Microsoft Announces Workarounds For Office Vulnerability

Microsoft Announces Workarounds For Office Vulnerability

Microsoft has released mitigation techniques to prevent attacks that make use of a newly disclosed Office zero-day weakness that has been leveraged in the wild to remotely execute malicious code.

The flaw is a remote code execution vulnerability in the MS Windows Support Diagnostic Tool (MSDT).

Microsoft has assigned it the number CVE-2022-30190. The issue affects all Windows versions (Windows 7+ and Server 2008+) that are still getting security patches.

Microsoft Has Released Protection For An Office Zero-Day Vulnerability 

Threat actors utilize it to execute malicious PowerShell instructions through MSDT in what Redmond calls Arbitrary Code Execution (ACE) attacks when reading or previewing Word documents, according to security researcher nao sec.

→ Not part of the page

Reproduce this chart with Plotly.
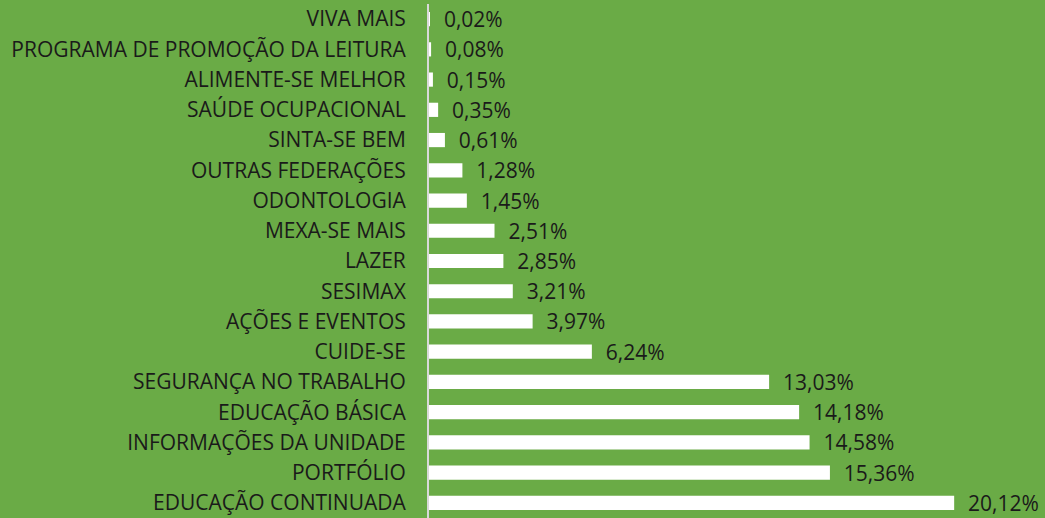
import plotly.graph_objects as go

categories = ["VIVA MAIS", "PROGRAMA DE PROMOÇÃO DA LEITURA", "ALIMENTE-SE MELHOR",
              "SAÚDE OCUPACIONAL", "SINTA-SE BEM", "OUTRAS FEDERAÇÕES", "ODONTOLOGIA",
              "MEXA-SE MAIS", "LAZER", "SESIMAX", "AÇÕES E EVENTOS", "CUIDE-SE",
              "SEGURANÇA NO TRABALHO", "EDUCAÇÃO BÁSICA", "INFORMAÇÕES DA UNIDADE",
              "PORTFÓLIO", "EDUCAÇÃO CONTINUADA"]
values = [0.02, 0.08, 0.15, 0.35, 0.61, 1.28, 1.45, 2.51, 2.85, 3.21, 3.97, 6.24,
          13.03, 14.18, 14.58, 15.36, 20.12]
labels = ["  " + f"{v:.2f}".replace(".", ",") + "%" for v in values]

FONT = "Open Sans"
fig = go.Figure(go.Bar(
    x=values, y=categories, orientation="h",
    marker=dict(color="white", line=dict(width=0)),
    text=labels, textposition="outside", cliponaxis=False, constraintext="none",
    textfont=dict(family=FONT, size=21, color="#1a1a1a"),
))
fig.update_layout(
    width=1045, height=518,
    margin=dict(l=429, r=0, t=4, b=0),
    paper_bgcolor="#6aab46", plot_bgcolor="#6aab46",
    bargap=0.53, showlegend=False,
    font=dict(family=FONT, size=21, color="#1a1a1a"),
)
fig.update_xaxes(range=[0, 23.6], visible=False, showgrid=False)
fig.update_yaxes(autorange="reversed", showgrid=False, showline=True,
                 linecolor="#d9d9d9", linewidth=2, ticks="",
                 ticklabelstandoff=17, tickfont=dict(family=FONT, size=21, color="#1a1a1a"))
fig.write_html("out.html", config={"displayModeBar": False},
               post_script="document.body.style.margin='0';")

According to the tech giant, “a successful exploit of this vulnerability allows an attacker to run arbitrary code with the privileges of the caller program.”

“In the context permitted by the user’s permissions, the attacker can then install applications, read, alter, or remove data, or establish new accounts.” Admins and users may prevent CVE-2022-30190 attacks by blocking the MSDT URL protocol, which bad actors employ to start troubleshooters and execute code on vulnerable computers, according to Redmond. You may reverse the workaround by establishing an elevated command prompt and running the reg import ms-msdt.reg command when Microsoft releases a CVE-2022-30190 fix.

MS Defender Antivirus 1.367.719.0 and later now includes detections for potential vulnerability exploitation. While Microsoft claims that Protected View and Application Guard in Microsoft Office will prevent CVE-2022-30190 attacks, CERT/CC vulnerability analyst Will Dormann (and others) discovered that the security feature will not prevent exploitation attempts if the aim previews the malevolent documents in Windows Explorer. As a result, disabling the Preview window in Windows Explorer is also recommended to eliminate this attack vector.

Microsoft first labeled the zero-day bug as not a “security-related problem” by the researchers who first discovered and reported it in April. Despite this, the vulnerability submission report was later closed with a remote code execution impact.

Invitations to Sputnik Radio interviews and sextortion threats were used as lures in the initial assaults leveraging this zero-day flaw, which began over a month ago.